Swiss mountain recipe for macaroni and cheese


It may sound sacrilegious to American ears, but I've never been a huge fan of macaroni and cheese.

Mac n cheese - Alpine-style!

The versions I ate growing up in England were often gloopy and bland. And I guess that experience stayed with me.

It turns out that the lacklustre quality of these dishes was down to the quality of the cheese, only I didn't know that at the time. I worked it out after I moved here to Switzerland, where it turns out... they know a thing or two about cheese!

Here they serve up all kinds of fondues and racelettes, built around wonderfully strong and sometimes spicey varieties of cheese - like gruyere, appenzeller, and emmental - so the Swiss are therefore pretty handy at whipping up a tasty baked maraconi cheese when the need calls for it.

This dish is usually found on the menus of buvettes (chalets) up in the mountains - I think because it's such a calorifically restorative treat to feed folks who've spent the day skiing or snowshoeing (both really hard work).

It's from these Alpine eats that I've produced here what I reckon is a winning recipe for macaroni and cheese; a creamily moreish, chunky bacon-packed feast of a dish that leaves zero room for dessert. It's that filling.

(Kudos to Les Croisettes buvette, a popular kid-friendly destination in the Swiss Jura mountains, for feeding me several sumptuous gratins des pates - see pic above - and thus inspiring this page.)

More info: learn more about Swiss cheeses here.

Serves: 2


100g/3.5oz rashers of thick bacon
300g/10.5oz elbow macaroni (no macaroni? rigatoni would work)
200g/7oz gruyere cheese (alternative: appenzeller)
200dl/3.38 fl oz (half a cup) half-and-half/semi-skimmed cream
1 medium white onion
1/3 small glass of white wine
2 tablespoons of extra virgin olive oil

Step 1

The prep for this mac n cheese recipe is super simple:

- Peel, de-end, and finely chop the onion.

- Grate the cheese into a bowl.

- Chop the bacon into half to one-inch (2-3cm) squares.

- Set your oven to 350F/180C (fan setting) to get it warming up.

Step 2

Warm the oil in a large frying pan on a medium hob, then add the onions and bacon.

- Fry these until the onions soften and the bacon just starts to brown

(Note: if your bacon is quite thin, fry the onions alone for 2-3 minutes first, as they'll take longer to soften than your bacon will take to brown.)

- Also add a pinch of salt.

- When the bacon begins to brown, pour in the wine and fry a couple of minutes more until most of its liquidity has disappeared (evaporating away the alcohol, but leaving the taste).

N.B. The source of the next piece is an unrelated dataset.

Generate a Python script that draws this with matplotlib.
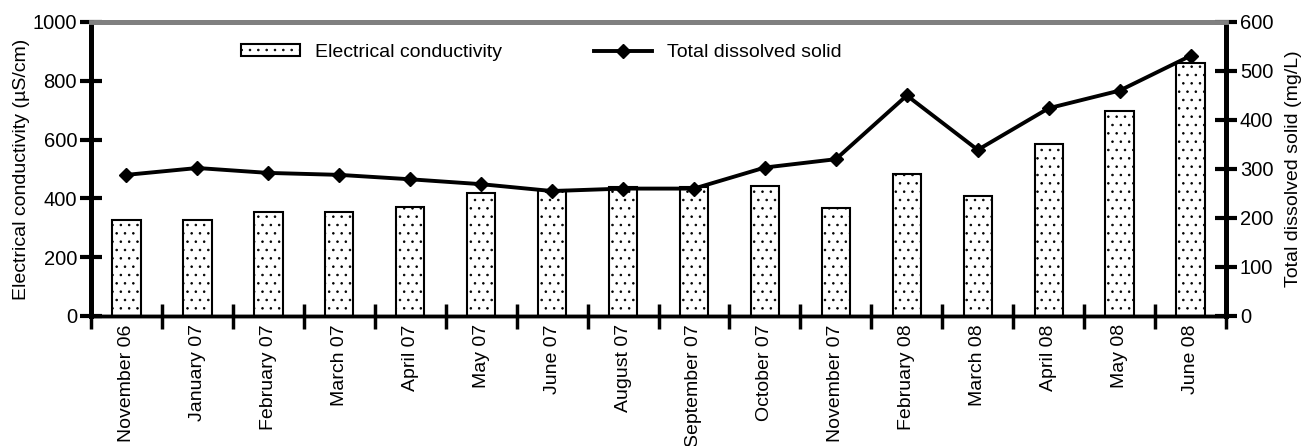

- Finally, pour in and mix through the cream.

- Fry for 3-4 mins more until the cream reduces in volume by half.

Step 3

Cook up the macaroni in a large pan of boiling, well-salted water until two minutes before its packet's suggested time (i.e. if the packet says cook for 10 mins, cook it for just 8).

- This will produce pasta that is very al dente ('firm to the tooth'), which we'll then finish cooking when we bake this dish.

Step 4

We finish up this recipe for macaroni and cheese by creating our final glorious mixture and filling our oven dish/bowl.

- Drain the pasta well, then drop it in a large mixing bowl.

- Add the bacon/onion mix and 80-90% of the cheese (i.e. all the cheese except one large handful).

- Add a little more salt and black pepper seasoning too (for this dish I add slightly more pepper than the usual single pinch).

- Stir it all really well.

- Then pour this mixture into a baking dish. (The diameter of our round dish, which suits these ingredients for two people, is approx. 9"/23cm.)

- Sprinkle the remaining cheese over the top.

Step 5

And into the oven we go...

- Bake your dairylicious mound in a 350F/180C oven for 8 minutes (until the cheese melts).

- Then... turn the oven onto its grill setting and brown your mac and cheese for another 6-7 minutes or so (until its surface turns nice and brown and crunchy).


As they say in Suisse Romande (French-speaking Switzerland): C'est très bon ça! (That's real tasty!)